After the death of Andreas Palaiologos, Wackypedia says the throne in pretense went to Ferdinand and Isabella of Spain. Assuming you leave Andreas’ younger brother out of the mix for effectively abdicating, the line should have gone to Serbia through the eldest sister Helena. I also know that Moscow considered itself the Third Rome claiming themselves heir to the Byzantine Empire through the younger sister Zoe’s marriage to Ivan III.
What were the Byzantine rules on inhereting the throne?
Well, who’s to say whether it’s valid or not? The Empire didn’t exist anymore so nobody cared enough to fight over it. I doubt the kings of Spain ever bothered to use the title.
Here’s a funny one, I always remember when one of the owners of the Guinness fortune was one of a dozen pretenders to the Kingdom of Jerusalem. Likewise, a worthless title, but I always wished I had millions, and could buy the title, put on a crown, walk into Jerusalem and say, “OK, everybody who can’t play nice together, get out of my kingdom.”
I doubt Byzantine had detailed inheritance laws. Not sure about 15th century, but earlier it was still very Roman: if you can make the soldiers like you, you are the emperor.

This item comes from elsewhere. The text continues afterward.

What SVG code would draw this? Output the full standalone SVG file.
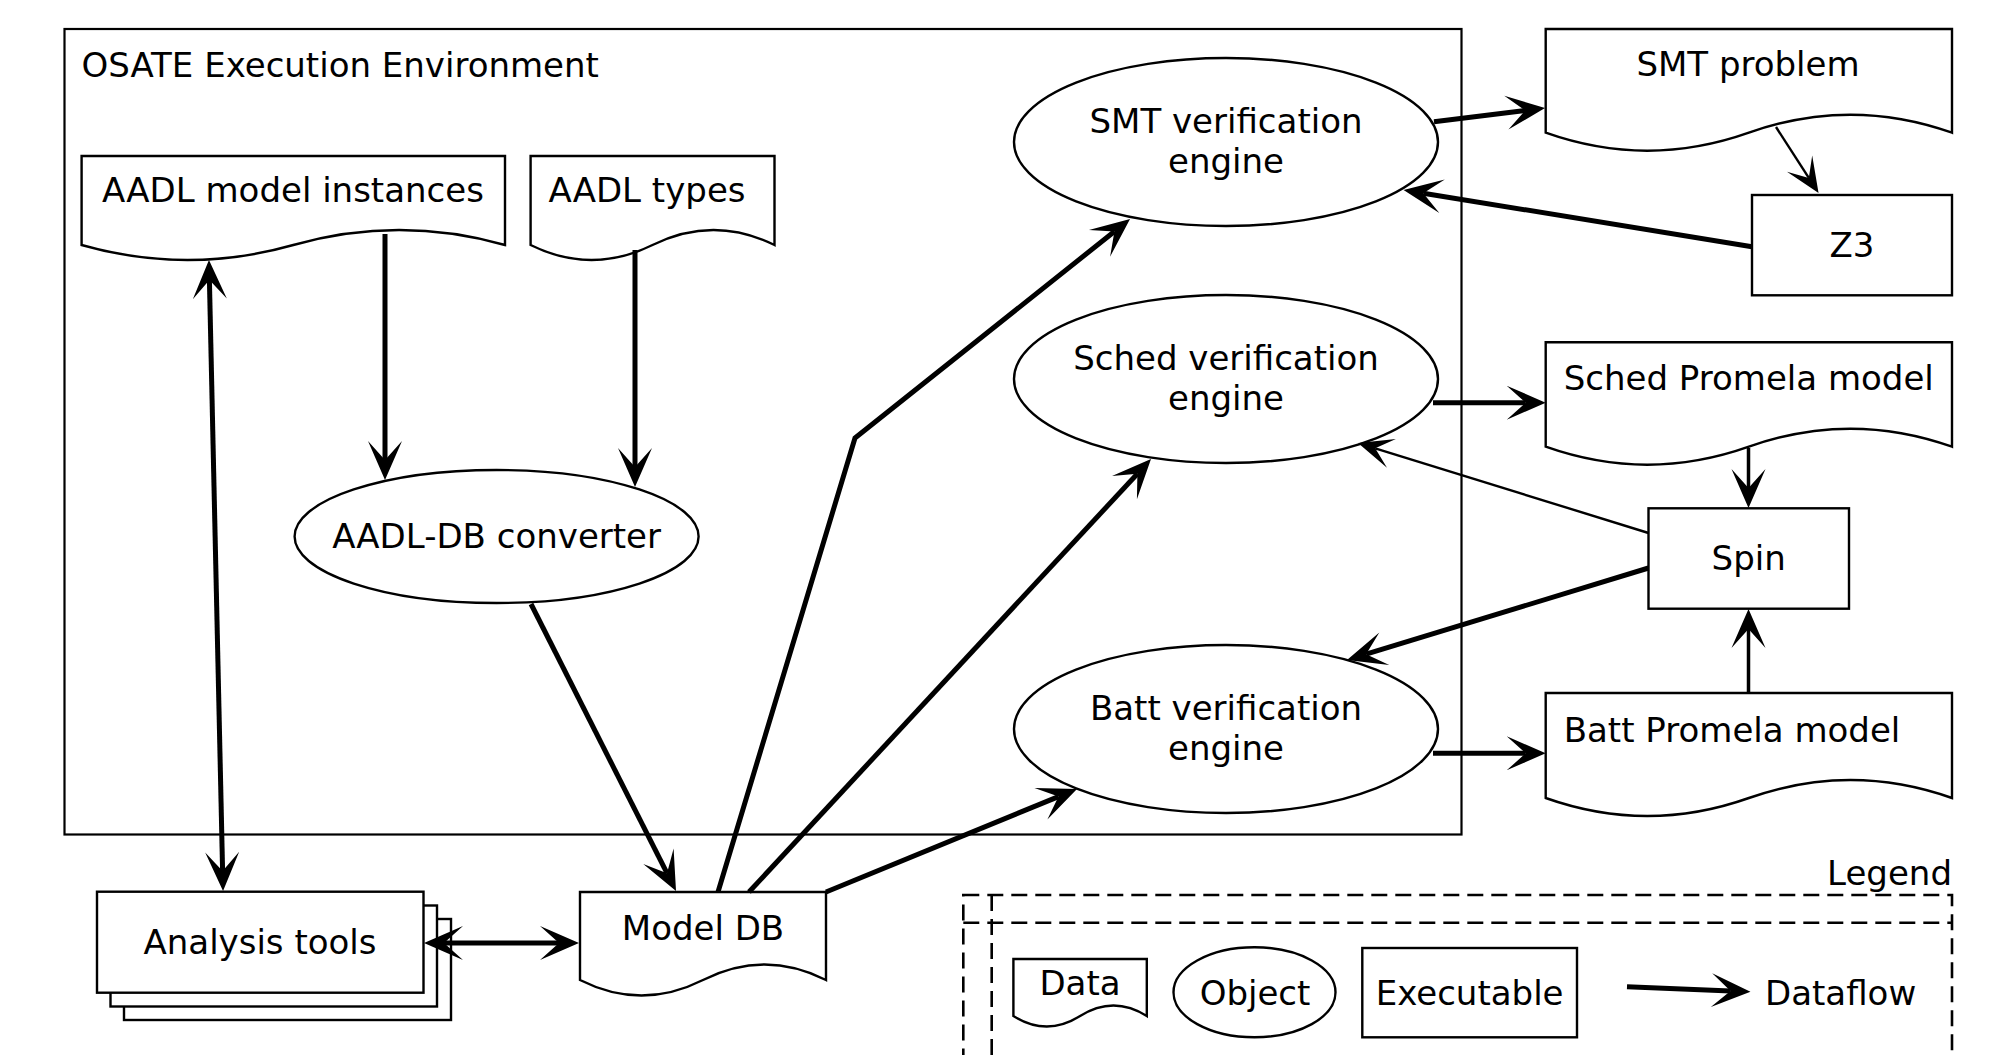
<svg xmlns="http://www.w3.org/2000/svg" width="1996" height="1055" viewBox="0 0 1996 1055">
<style>
  text { font-family: "DejaVu Sans", "Liberation Sans", sans-serif; font-size: 34px; fill: #000; }
  .c { text-anchor: middle; }
  .node { fill: #fff; stroke: #000; stroke-width: 2.4; }
  .edge { fill: none; stroke: #000; stroke-linejoin: miter; }
  .thick { stroke-width: 5; marker-end: url(#ah); }
  .med { stroke-width: 3.5; marker-end: url(#ah); }
  .thin { stroke-width: 2.4; marker-end: url(#aht); }
  .both { marker-start: url(#ah); }
  .dash { fill: none; stroke: #000; stroke-width: 2.6; stroke-dasharray: 16 8; }
</style>
<defs>
  <marker id="ah" markerUnits="userSpaceOnUse" markerWidth="40" markerHeight="40" refX="0" refY="0" orient="auto-start-reverse" overflow="visible">
    <path d="M20,0 L-19,-17 L0,0 L-19,17 Z" fill="#000"/>
  </marker>
  <marker id="aht" markerUnits="userSpaceOnUse" markerWidth="40" markerHeight="40" refX="0" refY="0" orient="auto" overflow="visible">
    <path d="M18,0 L-17,-15 L0,0 L-17,15 Z" fill="#000"/>
  </marker>
</defs>
<rect width="1996" height="1055" fill="#fff"/>

<g id="osate-env">
  <rect x="64.5" y="29" width="1397" height="805.5" fill="none" stroke="#000" stroke-width="2.2"/>
  <text x="81.5" y="77">OSATE Execution Environment</text>
</g>

<g id="aadl-model-instances">
  <path class="node" d="M81.6,156 H505 V245 Q399.1,215 293.3,245 Q187.5,275 81.6,245 Z"/>
  <text x="293" y="202" class="c">AADL model instances</text>
</g>
<g id="aadl-types">
  <path class="node" d="M530.6,156 H774.5 V245 Q713.5,215 652.5,245 Q591.6,275 530.6,245 Z"/>
  <text x="647" y="202" class="c">AADL types</text>
</g>
<g id="aadl-db-converter">
  <ellipse class="node" cx="496.6" cy="536.5" rx="202" ry="66.5"/>
  <text x="496.6" y="548" class="c">AADL-DB converter</text>
</g>
<g id="smt-engine">
  <ellipse class="node" cx="1226" cy="142" rx="212" ry="84"/>
  <text x="1226" y="133" class="c">SMT verification</text>
  <text x="1226" y="173" class="c">engine</text>
</g>
<g id="sched-engine">
  <ellipse class="node" cx="1226" cy="379" rx="212" ry="84"/>
  <text x="1226" y="370" class="c">Sched verification</text>
  <text x="1226" y="410" class="c">engine</text>
</g>
<g id="batt-engine">
  <ellipse class="node" cx="1226" cy="729" rx="212" ry="84"/>
  <text x="1226" y="720" class="c">Batt verification</text>
  <text x="1226" y="760" class="c">engine</text>
</g>
<g id="smt-problem">
  <path class="node" d="M1545.7,29 H1952 V132.7 Q1850.4,96.7 1748.9,132.7 Q1647.3,168.7 1545.7,132.7 Z"/>
  <text x="1748" y="76" class="c">SMT problem</text>
</g>
<g id="z3">
  <rect class="node" x="1752" y="195" width="200" height="100.3"/>
  <text x="1852" y="257" class="c">Z3</text>
</g>
<g id="sched-promela">
  <path class="node" d="M1545.7,342.3 H1952 V446.7 Q1850.4,410.7 1748.9,446.7 Q1647.3,482.7 1545.7,446.7 Z"/>
  <text x="1563.7" y="390">Sched Promela model</text>
</g>
<g id="spin">
  <rect class="node" x="1648.5" y="508.3" width="200.5" height="100.4"/>
  <text x="1748.7" y="570" class="c">Spin</text>
</g>
<g id="batt-promela">
  <path class="node" d="M1545.7,693 H1952 V798 Q1850.4,762 1748.9,798 Q1647.3,834 1545.7,798 Z"/>
  <text x="1563.7" y="741.7">Batt Promela model</text>
</g>
<g id="analysis-tools">
  <rect class="node" x="124" y="919" width="327" height="101"/>
  <rect class="node" x="110.5" y="905.5" width="326.5" height="101"/>
  <rect class="node" x="97" y="891.7" width="326.5" height="101"/>
  <text x="260" y="954" class="c">Analysis tools</text>
</g>
<g id="model-db">
  <path class="node" d="M580,892 H826 V980 Q764.5,949 703,980 Q641.5,1011 580,980 Z"/>
  <text x="703" y="940" class="c">Model DB</text>
</g>

<g id="legend">
  <text x="1952" y="885" style="text-anchor:end">Legend</text>
  <rect class="dash" x="963.3" y="895" width="988.7" height="200"/>
  <line class="dash" x1="963.3" y1="922.7" x2="1952" y2="922.7"/>
  <line class="dash" x1="991.7" y1="895" x2="991.7" y2="1095"/>
  <g id="legend-data">
    <path class="node" d="M1013.4,959 H1146.8 V1016 Q1113.5,995 1080.1,1016 Q1046.8,1037 1013.4,1016 Z"/>
    <text x="1080" y="995" class="c">Data</text>
  </g>
  <g id="legend-object">
    <ellipse class="node" cx="1254.5" cy="992.3" rx="81" ry="45"/>
    <text x="1255" y="1005" class="c">Object</text>
  </g>
  <g id="legend-executable">
    <rect class="node" x="1362.3" y="948" width="214.7" height="89.3"/>
    <text x="1469.6" y="1005" class="c">Executable</text>
  </g>
  <g id="legend-dataflow">
    <path class="edge thick" d="M1627,986.7 L1730.5,990.9"/>
    <text x="1765" y="1005">Dataflow</text>
  </g>
</g>

<g id="connectors">
  <path class="edge thick" d="M385,234 V460"/>
  <path class="edge thick" d="M635,250 V467"/>
  <path class="edge thick" d="M531,604 L667,873.2"/>
  <path class="edge thick both" d="M209.4,280 L222.6,871"/>
  <path class="edge thick both" d="M444,943 H559"/>
  <path class="edge thick" d="M718,892 L855,438 L1114.4,231.5"/>
  <path class="edge thick" d="M749,892 L1137.4,473.7"/>
  <path class="edge thick" d="M826,892 L1058.5,796.6"/>
  <path class="edge thick" d="M1434,121.7 L1525.2,110.4"/>
  <path class="edge thick" d="M1752,246.7 L1423.3,193.2"/>
  <path class="edge thin" d="M1776,127 L1808.8,177.9"/>
  <path class="edge thick" d="M1433,402.7 H1525.7"/>
  <path class="edge med" d="M1748.5,448 V488"/>
  <path class="edge med" d="M1748.5,693 V629"/>
  <path class="edge thin" d="M1648.5,533 L1375.2,448.3"/>
  <path class="edge thick" d="M1648.5,568 L1366.1,654.2"/>
  <path class="edge thick" d="M1433,753.3 H1525.7"/>
</g>
</svg>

Selling the Roman Empire was nothing new. In AD 193 the Praetorian Guard assassinated the Emperor Pertinax and then held an auction for the Imperium, with the highest bidder getting the crown. This turned out to be a rich old Senator, Didius Julianus, who lasted about as long as you’d expect, about three months, roughly the time it took for one of the generals in the provinces, Septimius Severus, to gather his legions, march on Rome, depose and execute Didius and disband the disgraced Praetorians, sending them off to the remote bogs of Germany or somewhere equally distant and unpleasant.
But the difference is that many Roman emperors did not have heirs unless they adopted someone in part because women could not be Empress. There were heirs to Andreas with Helena’s line and Zoe’s (Sophia’s) line. Although the Pope arranged for the marriage of Zoe as a continuation of the Orthodox line, she was the younger sister and her line died in 1610. Helena’s line had three daughters which continued the Byzantine dynasty.
I thought I made the distinction between Byzantine and Roman emperors. The Byzantines had a rich history of empresses and even though there were no Palaiologos empresses the line goes through them a few times. If the point were not moot by the time Andreas died, I doubt anyone would have had an issue with Helena being the Despot of Morea and Empress of Byzantium in pretense.